Checking that the function is norm is easy. 
I suspect the map I should be considering is the identity $id_X:(X,\|\cdot\|) \to (X,\langle \cdot \rangle)$.
The graph of this map is closed: say $\|x_n-x\|\to 0$ and $\langle x_n-y\rangle \to 0$. The condition $\langle x_n-y\rangle \to 0$ forces "point-wise" convergence of $x_n$ to $y$ in the sense of given hamel basis (i.e. the coordinates of $x_n$ must converge to that of $y$).
If $x_n=\sum_{i} \lambda_{i}^{n} v_i$ and $y=\sum_i \mu_i v_i$
$$
\|x_n-y\|=\left\|\sum_i (\lambda_i^n - \mu_i)v_i \right\|\le \sum_i |\lambda_i^n - \mu_i| \|v_i\| \to 0
$$
because $\lambda_i^n \to \mu_i$ (and above probably also shows that $\|x\|\le \langle x\rangle$ for all $x$). So $y=x$.
I still need to show: this map is unbounded, and that $X$ with $\langle\cdot\rangle$ is not complete, but I'm stuck here.
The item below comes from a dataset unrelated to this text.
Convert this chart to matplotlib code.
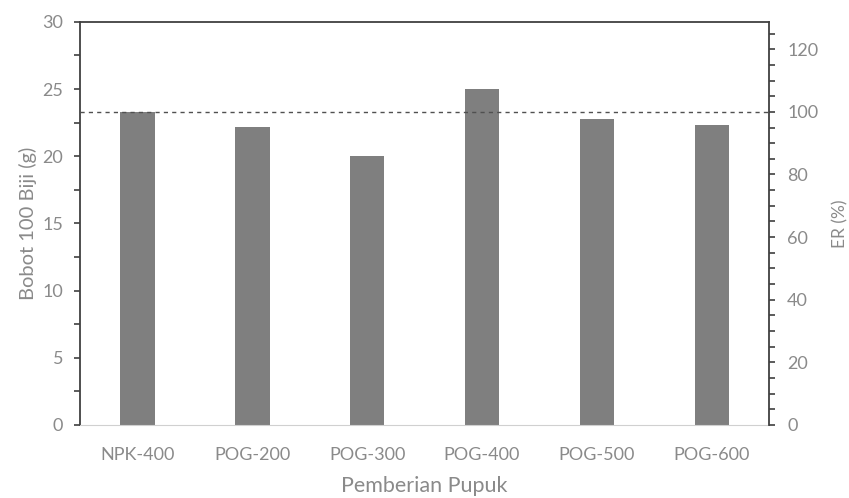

Edit: On a second thought, above argument does not work because convergence of each term in the series does not guarantee convergence of series to $0$. For instance $\sum_n 1/n = \infty$ but $1/n\to 0$... so that leaves me in complete darkness
 A: Start with the map in the other direction, $S = \operatorname{id}_X \colon (X, \langle\,\cdot\,\rangle) \to (X, \lVert\,\cdot\,\rVert)$. For $x = \sum_i \lambda_i v_i$, we have
$$\lVert Sx\rVert = \Biggl\lVert \sum_{i \in I} \lambda_i v_i\Biggr\rVert \leqslant \sum_{i\in I} \lvert \lambda_i\rvert\cdot \lVert v_i\rVert = \sum_{i\in I} \lvert \lambda_i\rvert = \langle x\rangle.$$
Thus $S$ is continuous (with $\lVert S\rVert = 1$ - equality since $\lVert v_i\rVert = \langle v_i\rangle$), and hence its graph is closed. The graph of $T = S^{-1}$ is therefore also closed - the map $(x,y) \mapsto (y,x)$ is a homeomorphism between $(X,\langle\,\cdot\,\rangle)\times (X,\lVert\,\cdot\,\rVert)$ and $(X,\lVert\,\cdot\,\rVert)\times (X,\langle\,\cdot\,\rangle)$.
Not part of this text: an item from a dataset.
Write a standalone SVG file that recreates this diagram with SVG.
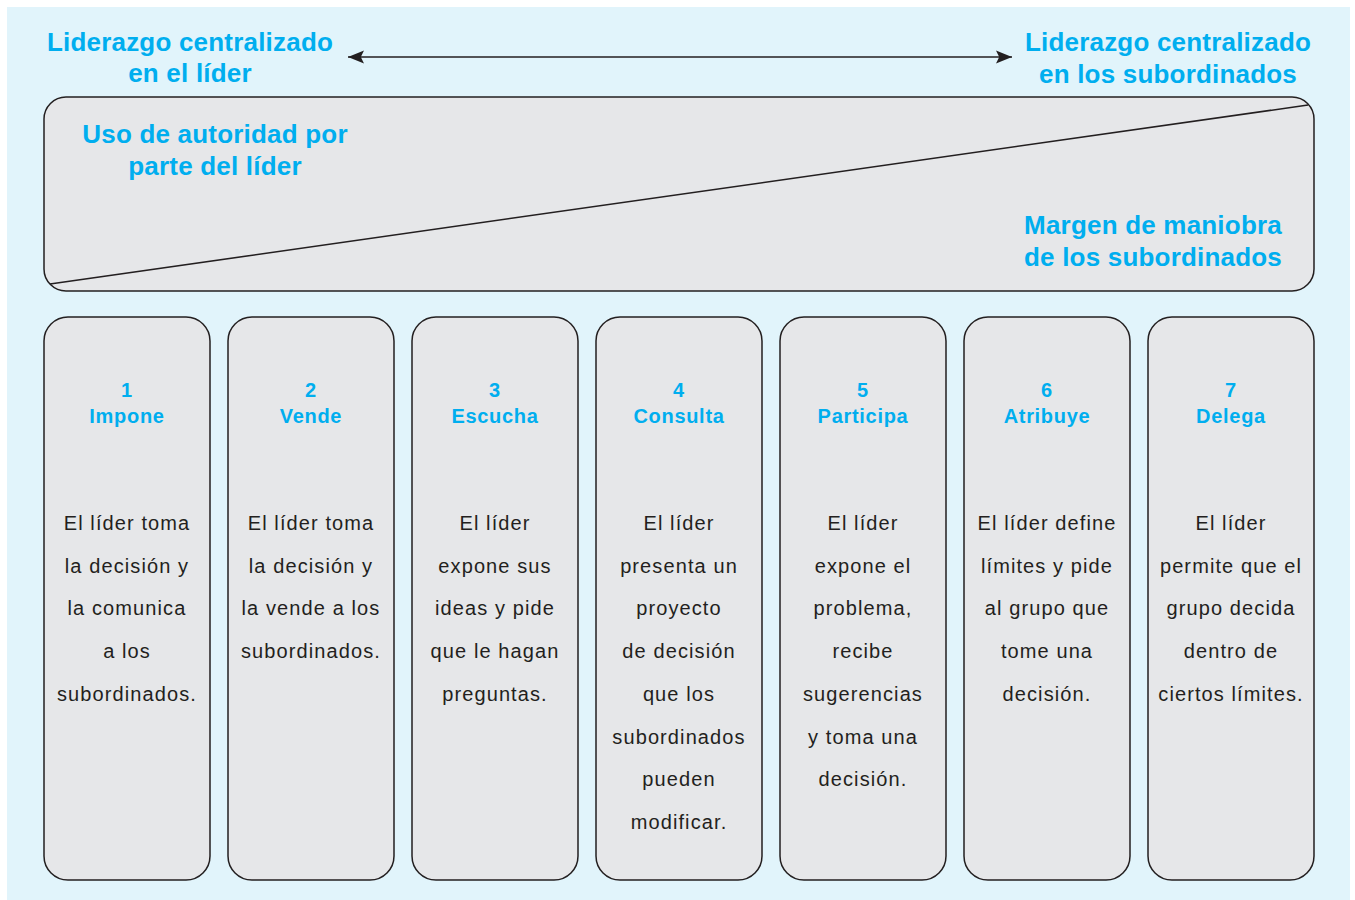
<svg xmlns="http://www.w3.org/2000/svg" width="1355" height="900" viewBox="0 0 1355 900">
<defs>
<style>
.box{fill:#e6e7e9;stroke:#231f20;stroke-width:1.5}
.h{font-family:"Liberation Sans",Arial,sans-serif;font-weight:bold;fill:#00aeef;text-anchor:middle}
.hl{font-size:26px;letter-spacing:0.2px}
.hc{font-size:20px;letter-spacing:0.7px}
.b{font-family:"Liberation Sans",Arial,sans-serif;font-size:20px;fill:#231f20;text-anchor:middle;letter-spacing:1.1px}
</style>
<marker id="ah" viewBox="0 0 10 10" refX="10" refY="5" markerWidth="16" markerHeight="16" markerUnits="userSpaceOnUse" orient="auto-start-reverse">
<path d="M0,1 L10,5 L0,9 L2,5 Z" fill="#231f20"/>
</marker>
</defs>
<rect x="0" y="0" width="1355" height="900" fill="#ffffff"/>
<rect x="7" y="7" width="1343" height="893" fill="#e1f4fb"/>
<g id="header-left">
<text class="h hl" x="190" y="51">Liderazgo centralizado</text>
<text class="h hl" x="190" y="82">en el líder</text>
</g>
<g id="header-right">
<text class="h hl" x="1168" y="51">Liderazgo centralizado</text>
<text class="h hl" x="1168" y="83">en los subordinados</text>
</g>
<g id="connectors">
<line x1="348" y1="57" x2="1012" y2="57" stroke="#231f20" stroke-width="1.5" marker-start="url(#ah)" marker-end="url(#ah)"/>
</g>
<g id="authority-box">
<rect class="box" x="44" y="97" width="1270" height="194" rx="22"/>
<line x1="50" y1="284" x2="1308" y2="105" stroke="#231f20" stroke-width="1.5"/>
<text class="h hl" x="215" y="143">Uso de autoridad por</text>
<text class="h hl" x="215" y="175">parte del líder</text>
<text class="h hl" x="1153" y="234">Margen de maniobra</text>
<text class="h hl" x="1153" y="266">de los subordinados</text>
</g>
<g id="col1">
<rect class="box" x="44" y="317" width="166" height="563" rx="24"/>
<text class="h hc" x="127" y="397">1</text><text class="h hc" x="127" y="423">Impone</text>
<text class="b" x="127" y="530">El líder toma</text><text class="b" x="127" y="573">la decisión y</text><text class="b" x="127" y="615">la comunica</text><text class="b" x="127" y="658">a los</text><text class="b" x="127" y="701">subordinados.</text>
</g>
<g id="col2">
<rect class="box" x="228" y="317" width="166" height="563" rx="24"/>
<text class="h hc" x="311" y="397">2</text><text class="h hc" x="311" y="423">Vende</text>
<text class="b" x="311" y="530">El líder toma</text><text class="b" x="311" y="573">la decisión y</text><text class="b" x="311" y="615">la vende a los</text><text class="b" x="311" y="658">subordinados.</text>
</g>
<g id="col3">
<rect class="box" x="412" y="317" width="166" height="563" rx="24"/>
<text class="h hc" x="495" y="397">3</text><text class="h hc" x="495" y="423">Escucha</text>
<text class="b" x="495" y="530">El líder</text><text class="b" x="495" y="573">expone sus</text><text class="b" x="495" y="615">ideas y pide</text><text class="b" x="495" y="658">que le hagan</text><text class="b" x="495" y="701">preguntas.</text>
</g>
<g id="col4">
<rect class="box" x="596" y="317" width="166" height="563" rx="24"/>
<text class="h hc" x="679" y="397">4</text><text class="h hc" x="679" y="423">Consulta</text>
<text class="b" x="679" y="530">El líder</text><text class="b" x="679" y="573">presenta un</text><text class="b" x="679" y="615">proyecto</text><text class="b" x="679" y="658">de decisión</text><text class="b" x="679" y="701">que los</text><text class="b" x="679" y="744">subordinados</text><text class="b" x="679" y="786">pueden</text><text class="b" x="679" y="829">modificar.</text>
</g>
<g id="col5">
<rect class="box" x="780" y="317" width="166" height="563" rx="24"/>
<text class="h hc" x="863" y="397">5</text><text class="h hc" x="863" y="423">Participa</text>
<text class="b" x="863" y="530">El líder</text><text class="b" x="863" y="573">expone el</text><text class="b" x="863" y="615">problema,</text><text class="b" x="863" y="658">recibe</text><text class="b" x="863" y="701">sugerencias</text><text class="b" x="863" y="744">y toma una</text><text class="b" x="863" y="786">decisión.</text>
</g>
<g id="col6">
<rect class="box" x="964" y="317" width="166" height="563" rx="24"/>
<text class="h hc" x="1047" y="397">6</text><text class="h hc" x="1047" y="423">Atribuye</text>
<text class="b" x="1047" y="530">El líder define</text><text class="b" x="1047" y="573">límites y pide</text><text class="b" x="1047" y="615">al grupo que</text><text class="b" x="1047" y="658">tome una</text><text class="b" x="1047" y="701">decisión.</text>
</g>
<g id="col7">
<rect class="box" x="1148" y="317" width="166" height="563" rx="24"/>
<text class="h hc" x="1231" y="397">7</text><text class="h hc" x="1231" y="423">Delega</text>
<text class="b" x="1231" y="530">El líder</text><text class="b" x="1231" y="573">permite que el</text><text class="b" x="1231" y="615">grupo decida</text><text class="b" x="1231" y="658">dentro de</text><text class="b" x="1231" y="701">ciertos límites.</text>
</g>
</svg>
Now, by the open mapping theorem, or the closed graph theorem, it is equivalent to show that $T$ is unbounded or that $(X,\langle\,\cdot\,\rangle)$ is not a Banach space. I think it is easier to show the latter.
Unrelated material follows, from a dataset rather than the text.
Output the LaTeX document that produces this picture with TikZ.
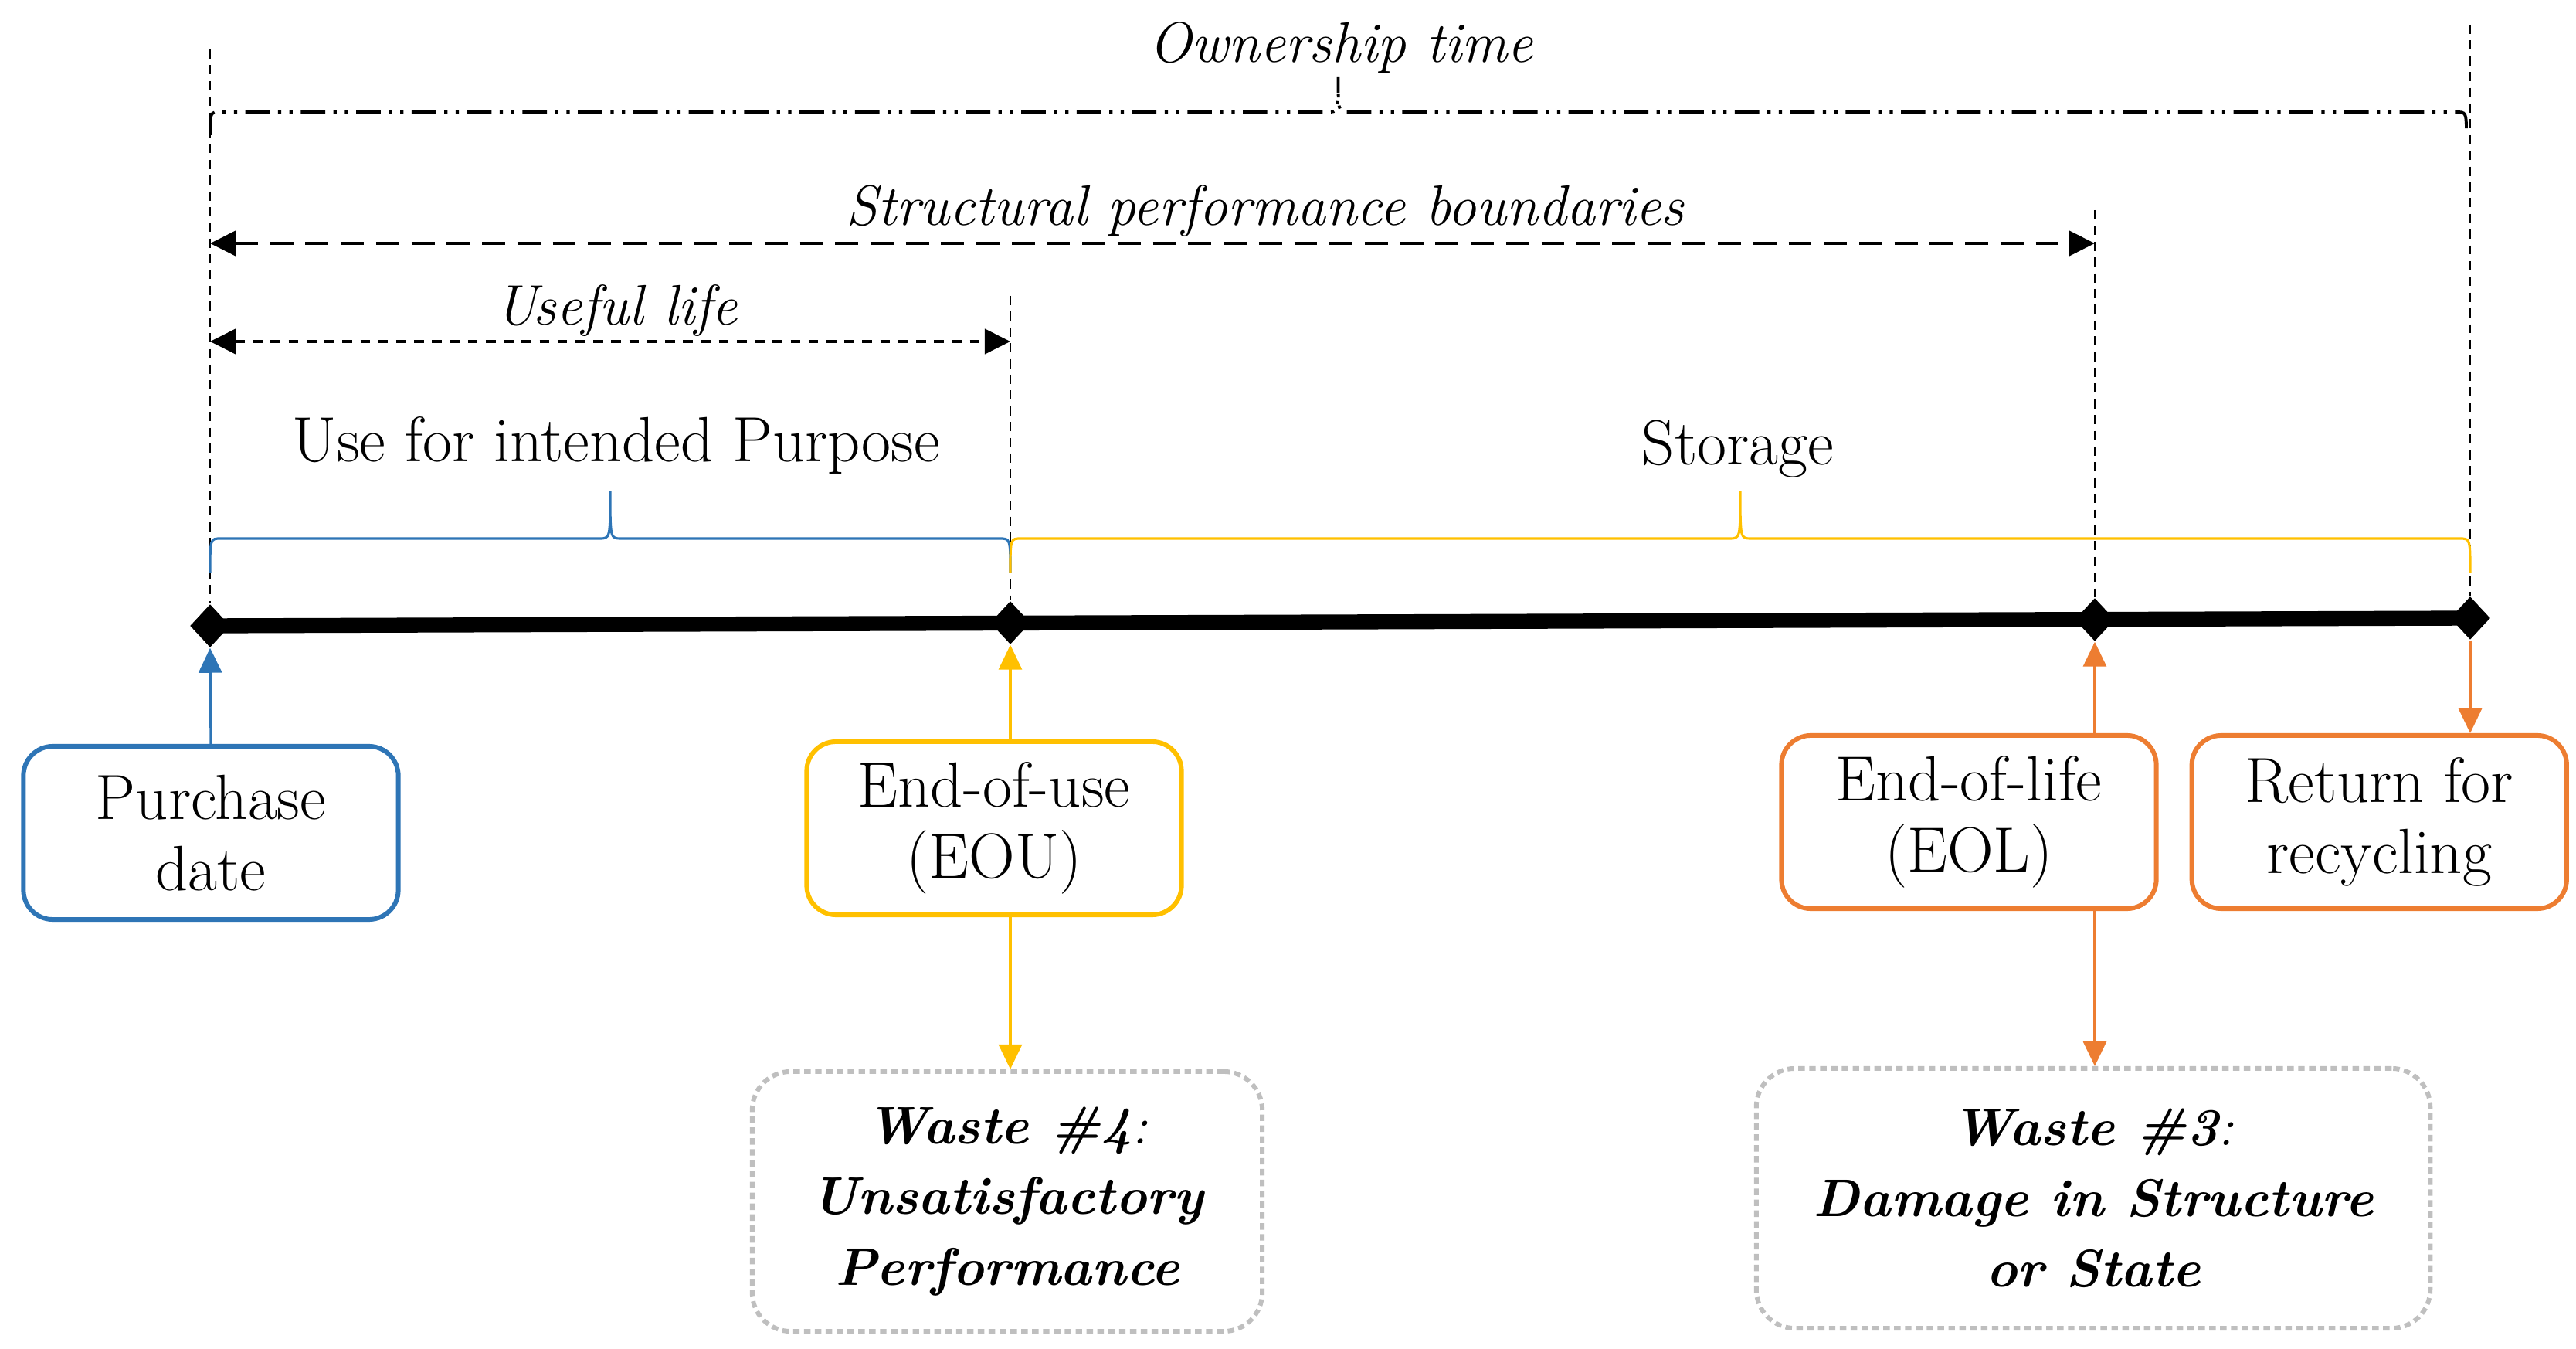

Choose a countably infinite subset $J \subset I$ and enumerate it. For simplicity, write $w_n = v_{j_n}$. Then consider
$$x_n = \sum_{k = 0}^n 2^{-k} w_k$$
for $n \in \mathbb{N}$. Verify that $(x_n)_{n\in \mathbb{N}}$ is a Cauchy sequence in $(X,\langle\,\cdot\,\rangle)$. Show that this sequence doesn't converge with respect to $\langle\,\cdot\,\rangle$, however.
Note: the separability of $X$ (with respect to $\lVert\,\cdot\,\rVert$) plays no role in this proof.
Since the separability of $(X,\lVert\,\cdot\,\rVert)$ was given as a hypothesis, the expected proof (that the two norms aren't equivalent) was probably using the fact that $(X,\langle\,\cdot\,\rangle)$ is not separable:
The Hamel basis $\{ v_i : i \in I\}$ is an uncountable discrete subset of $(X,\langle\,\cdot\,\rangle)$ - $\langle v_i - v_j\rangle = 2$ for $i \neq j$ - and a separable metric space is second countable, hence a discrete subset of a separable metric space can be at most countable.